_SET TASK:_ Of the lines in this material, how many contain "chart"? Answer with a single number only.

[Raw records]

^^^^

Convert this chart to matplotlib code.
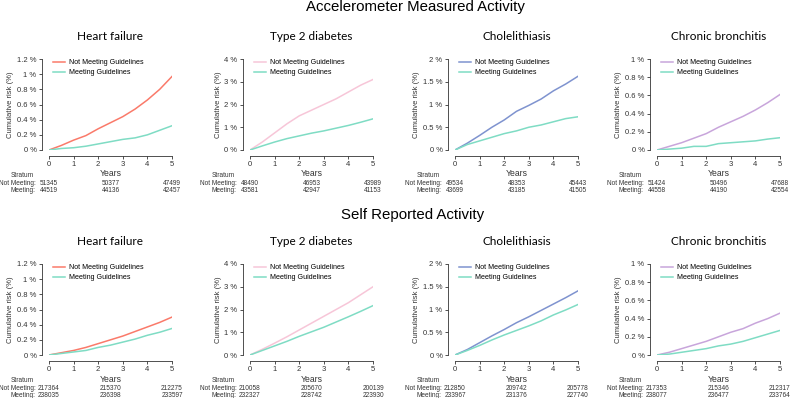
import matplotlib.pyplot as plt
import numpy as np

# time points (years)
years = [0, 0.5, 1, 1.5, 2, 2.5, 3, 3.5, 4, 4.5, 5]

diseases = ["Heart failure", "Type 2 diabetes", "Cholelithiasis", "Chronic bronchitis"]
ymax = [1.2, 4, 2, 1]
yticks = [[0, 0.2, 0.4, 0.6, 0.8, 1.0, 1.2], [0, 1, 2, 3, 4], [0, 0.5, 1, 1.5, 2],
          [0, 0.2, 0.4, 0.6, 0.8, 1.0]]
not_colors = ["#fa7a6a", "#f7c6d8", "#7f93cf", "#c8a5db"]
meet_color = "#7fdcc4"

# accelerometer measured activity
acc_not = [
    [0, 0.06, 0.13, 0.19, 0.28, 0.36, 0.44, 0.54, 0.66, 0.80, 0.97],
    [0, 0.35, 0.75, 1.15, 1.50, 1.75, 2.00, 2.25, 2.55, 2.85, 3.10],
    [0, 0.15, 0.32, 0.50, 0.66, 0.85, 0.98, 1.12, 1.30, 1.45, 1.62],
    [0, 0.04, 0.08, 0.13, 0.18, 0.25, 0.31, 0.37, 0.44, 0.52, 0.61],
]
acc_meet = [
    [0, 0.02, 0.03, 0.05, 0.08, 0.11, 0.14, 0.16, 0.20, 0.26, 0.32],
    [0, 0.18, 0.35, 0.50, 0.62, 0.74, 0.84, 0.96, 1.08, 1.22, 1.37],
    [0, 0.12, 0.20, 0.28, 0.36, 0.42, 0.50, 0.55, 0.62, 0.69, 0.73],
    [0, 0.01, 0.02, 0.04, 0.04, 0.07, 0.08, 0.09, 0.10, 0.12, 0.135],
]
acc_n_not = [["51345", "50377", "47499"], ["48490", "46953", "43989"],
             ["49534", "48353", "45443"], ["51424", "50496", "47688"]]
acc_n_meet = [["44519", "44136", "42457"], ["43581", "42947", "41153"],
              ["43699", "43185", "41505"], ["44558", "44190", "42554"]]

# self reported activity
self_not = [
    [0, 0.03, 0.06, 0.10, 0.15, 0.20, 0.25, 0.31, 0.37, 0.43, 0.50],
    [0, 0.25, 0.52, 0.80, 1.10, 1.40, 1.70, 2.00, 2.30, 2.65, 3.00],
    [0, 0.12, 0.27, 0.42, 0.56, 0.71, 0.84, 0.98, 1.12, 1.26, 1.41],
    [0, 0.03, 0.07, 0.11, 0.15, 0.20, 0.25, 0.29, 0.35, 0.40, 0.46],
]
self_meet = [
    [0, 0.02, 0.04, 0.06, 0.10, 0.13, 0.17, 0.21, 0.26, 0.30, 0.35],
    [0, 0.20, 0.40, 0.60, 0.82, 1.02, 1.22, 1.45, 1.68, 1.92, 2.17],
    [0, 0.10, 0.21, 0.33, 0.44, 0.54, 0.64, 0.75, 0.88, 0.99, 1.11],
    [0, 0.01, 0.03, 0.05, 0.07, 0.10, 0.12, 0.15, 0.19, 0.23, 0.27],
]
self_n_not = [["217364", "215370", "212275"], ["210058", "205670", "200139"],
              ["212850", "209742", "205778"], ["217353", "215346", "212317"]]
self_n_meet = [["238035", "236398", "233597"], ["232327", "228742", "223930"],
               ["233967", "231376", "227740"], ["238077", "236477", "233764"]]
table_x = [0, 2.5, 5]

plt.rcParams['font.family'] = ['Liberation Sans', 'DejaVu Sans']
W, H = 791, 398
fig = plt.figure(figsize=(W / 100, H / 100), dpi=100)

x_left = [49, 250, 455, 657]
x_w = 123
rows = [(59, 150), (264, 355)]
txt_col = "#333333"


def fmt(v):
    return ("%g" % v) + " %"


def panel(ax, i, not_vals, meet_vals, n_not, n_meet):
    ax.plot(years, not_vals, color=not_colors[i], lw=1.1, label="Not Meeting Guidelines")
    ax.plot(years, meet_vals, color=meet_color, lw=1.1, label="Meeting Guidelines")
    ax.set_xlim(0, 5)
    ax.set_ylim(0, ymax[i])
    ax.set_xticks([0, 1, 2, 3, 4, 5])
    ax.set_yticks(yticks[i])
    ax.set_yticklabels([fmt(v) for v in yticks[i]])
    for s in ["top", "right"]:
        ax.spines[s].set_visible(False)
    ax.spines["left"].set_position(("outward", 5))
    ax.spines["bottom"].set_position(("outward", 4))
    for s in ["left", "bottom"]:
        ax.spines[s].set_linewidth(0.6)
        ax.spines[s].set_color(txt_col)
    ax.tick_params(labelsize=5.5, width=0.6, length=2.5, pad=1.5, colors=txt_col)
    ax.set_xlabel("Years", fontsize=6.2, labelpad=1, color=txt_col)
    ax.set_ylabel("Cumulative risk (%)", fontsize=5.5, labelpad=2, color=txt_col)
    ax.set_title(diseases[i], fontsize=8.5, family=['Lato', 'DejaVu Sans'], pad=14)
    ax.legend(loc="upper left", bbox_to_anchor=(0.01, 1.03), frameon=False, fontsize=5.1,
              handlelength=1.7, handletextpad=0.6, labelspacing=0.45, borderaxespad=0)
    # number at risk table
    tr = ax.get_xaxis_transform()
    ax.text(-1.1, -0.285, "Stratum", transform=tr, fontsize=4.7, ha="center", va="center",
            color=txt_col)
    ax.text(-0.55, -0.365, "Not Meeting:", transform=tr, fontsize=4.7, ha="right",
            va="center", color=txt_col)
    ax.text(-0.55, -0.44, "Meeting:", transform=tr, fontsize=4.7, ha="right", va="center",
            color=txt_col)
    for k, xv in enumerate(table_x):
        ax.text(xv, -0.365, n_not[k], transform=tr, fontsize=4.7, ha="center", va="center",
                color=txt_col)
        ax.text(xv, -0.44, n_meet[k], transform=tr, fontsize=4.7, ha="center", va="center",
                color=txt_col)


for r, (ytop, ybot) in enumerate(rows):
    for i in range(4):
        ax = fig.add_axes([x_left[i] / W, 1 - ybot / H, x_w / W, (ybot - ytop) / H])
        if r == 0:
            panel(ax, i, acc_not[i], acc_meet[i], acc_n_not[i], acc_n_meet[i])
        else:
            panel(ax, i, self_not[i], self_meet[i], self_n_not[i], self_n_meet[i])

fig.text(415 / W, 1 - 7 / H, "Accelerometer Measured Activity", fontsize=10.8,
         ha="center", va="center")
fig.text(413 / W, 1 - 215 / H, "Self Reported Activity", fontsize=10.8,
         ha="center", va="center")

fig.savefig("out.png", dpi=100)
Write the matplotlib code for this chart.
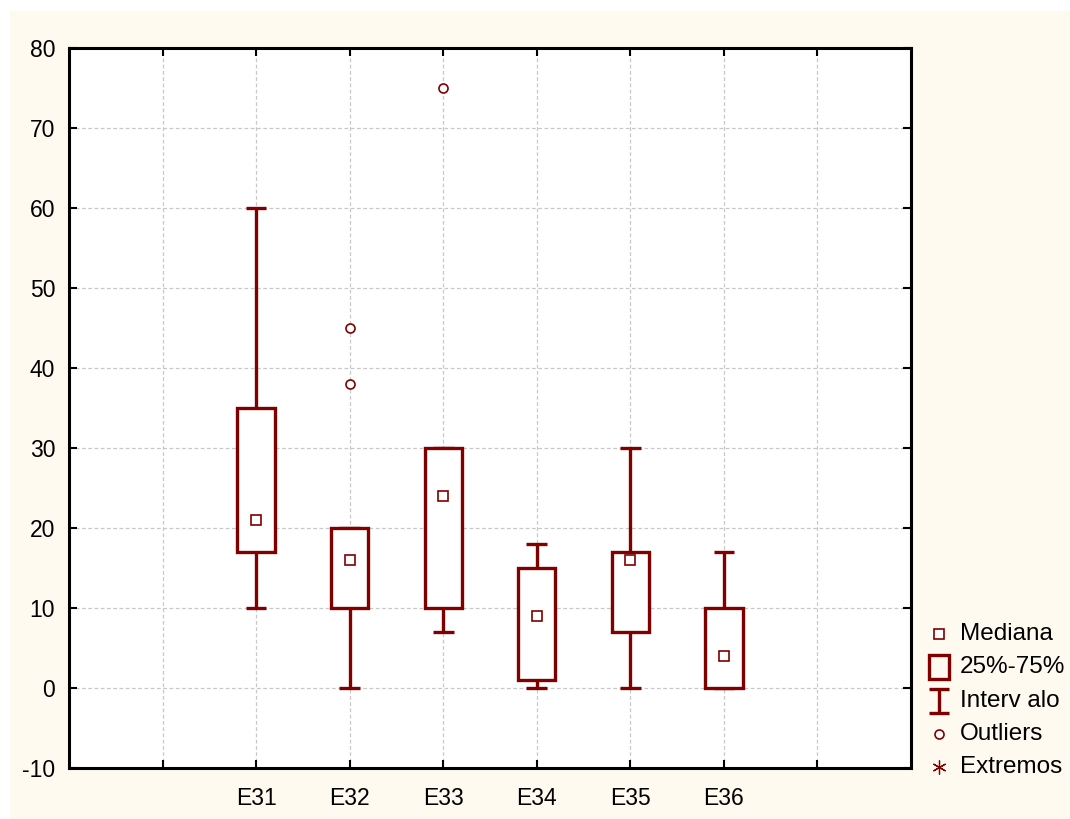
import matplotlib
matplotlib.use("Agg")
import matplotlib.pyplot as plt
from matplotlib.patches import Rectangle

plt.rcParams['font.family'] = ['Liberation Sans', 'DejaVu Sans']
plt.rcParams['axes.unicode_minus'] = False

# Box-plot summary for each item
categories = ["E31", "E32", "E33", "E34", "E35", "E36"]
medians = [21, 16, 24, 9, 16, 4]
q1 = [17, 10, 10, 1, 7, 0]
q3 = [35, 20, 30, 15, 17, 10]
whisker_low = [10, 0, 7, 0, 0, 0]
whisker_high = [60, 20, 30, 18, 30, 17]
outliers = [[], [38, 45], [75], [], [], []]

y_ticks = [-10, 0, 10, 20, 30, 40, 50, 60, 70, 80]
legend_labels = ["Mediana", "25%-75%", "Interv alo", "Outliers", "Extremos"]

RED = "#800000"
CREAM = "#FEFAEF"

W, H = 1070, 819
fig = plt.figure(figsize=(W / 100, H / 100), dpi=100)
fig.patch.set_facecolor("white")
fig.patches.append(Rectangle((10 / W, 0), 1, (H - 11) / H,
                             transform=fig.transFigure, facecolor=CREAM,
                             edgecolor="none", zorder=-10))

ax = fig.add_axes([69 / W, (H - 768) / H, (911 - 69) / W, (768 - 48) / H])
ax.set_facecolor("white")

positions = list(range(2, 2 + len(categories)))
box_w = 0.40
cap_w = 0.22
lw = 2.4

for x, med, lo, hi, wl, wh, outs in zip(positions, medians, q1, q3,
                                         whisker_low, whisker_high, outliers):
    # whiskers and caps
    if wh > hi:
        ax.plot([x, x], [hi, wh], color=RED, lw=lw, zorder=3, solid_capstyle="butt")
    ax.plot([x - cap_w / 2, x + cap_w / 2], [wh, wh], color=RED, lw=lw, zorder=3,
            solid_capstyle="butt")
    if wl < lo:
        ax.plot([x, x], [wl, lo], color=RED, lw=lw, zorder=3, solid_capstyle="butt")
    ax.plot([x - cap_w / 2, x + cap_w / 2], [wl, wl], color=RED, lw=lw, zorder=3,
            solid_capstyle="butt")
    # interquartile box
    ax.add_patch(Rectangle((x - box_w / 2, lo), box_w, hi - lo, facecolor="white",
                           edgecolor=RED, lw=lw, zorder=4))
    # median
    ax.plot([x], [med], marker="s", ms=7.5, mfc="white", mec=RED, mew=1.2, zorder=5)
    # outliers
    if outs:
        ax.plot([x] * len(outs), outs, linestyle="none", marker="o", ms=6.5,
                mfc="white", mec=RED, mew=1.2, zorder=5)

ax.set_xlim(0, 9)
ax.set_ylim(-10, 80)
ax.set_yticks(y_ticks)
ax.set_xticks(range(1, 9))
ax.set_xticklabels([""] + categories + [""])
ax.tick_params(axis="both", direction="in", length=6, width=1.5,
               top=True, right=True, labelsize=16.5, colors="black")
ax.tick_params(axis="y", pad=10)
ax.tick_params(axis="x", pad=14)
ax.grid(True, color="#c8c8c8", linestyle=(0, (3, 2)), lw=0.9)
ax.set_axisbelow(True)
for sp in ax.spines.values():
    sp.set_linewidth(2.2)
    sp.set_color("black")

# Legend drawn on a pixel-coordinate overlay
lg = fig.add_axes([0, 0, 1, 1], facecolor="none")
lg.set_xlim(0, W)
lg.set_ylim(H, 0)
lg.axis("off")

mx, tx = 939, 960
rows = [634, 667, 701, 734, 767]
lg.plot([mx], [rows[0]], marker="s", ms=7.5, mfc="white", mec=RED, mew=1.2)
lg.add_patch(Rectangle((mx - 10, rows[1] - 12), 20, 24, facecolor="none",
                       edgecolor=RED, lw=lw))
lg.plot([mx - 10, mx + 10], [rows[2] - 12, rows[2] - 12], color=RED, lw=lw,
        solid_capstyle="butt")
lg.plot([mx, mx], [rows[2] - 12, rows[2] + 12], color=RED, lw=lw,
        solid_capstyle="butt")
lg.plot([mx - 10, mx + 10], [rows[2] + 12, rows[2] + 12], color=RED, lw=lw,
        solid_capstyle="butt")
lg.plot([mx], [rows[3]], marker="o", ms=6.5, mfc="white", mec=RED, mew=1.2)
lg.plot([mx], [rows[4]], marker=(6, 2, 0), ms=10, mec=RED, mew=0.9)
for y, label in zip(rows, legend_labels):
    lg.text(tx, y, label, fontsize=17.5, va="center", ha="left", color="black")

fig.savefig("out.png", dpi=100, facecolor=fig.get_facecolor())
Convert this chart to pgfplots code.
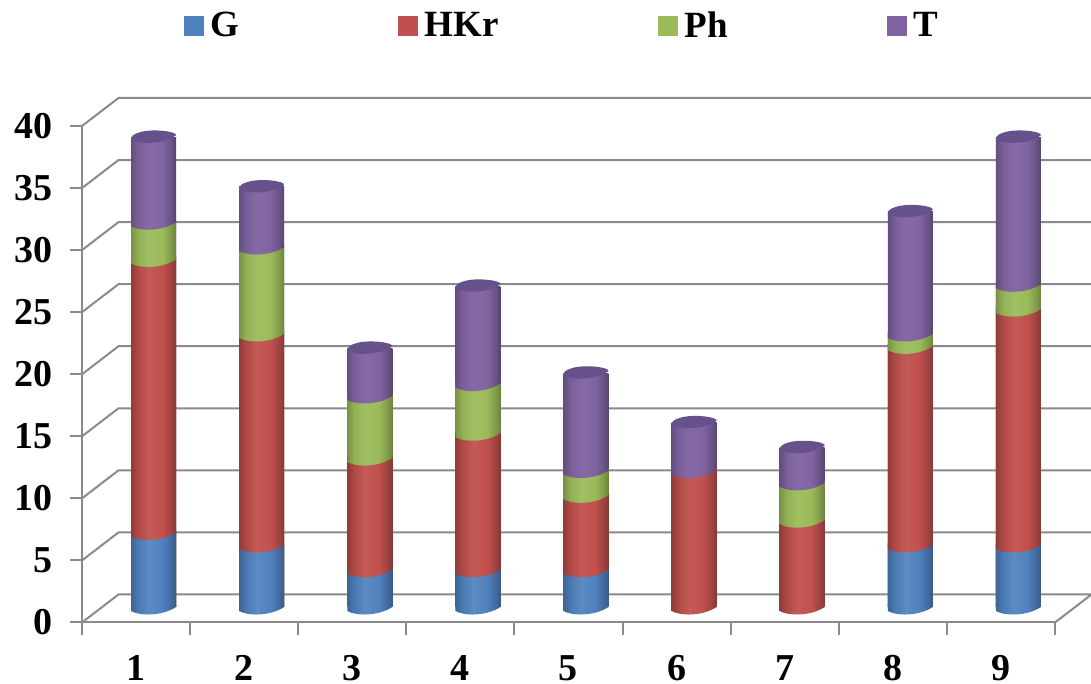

^^^^

_EXERCISE OUTPUT:_ 3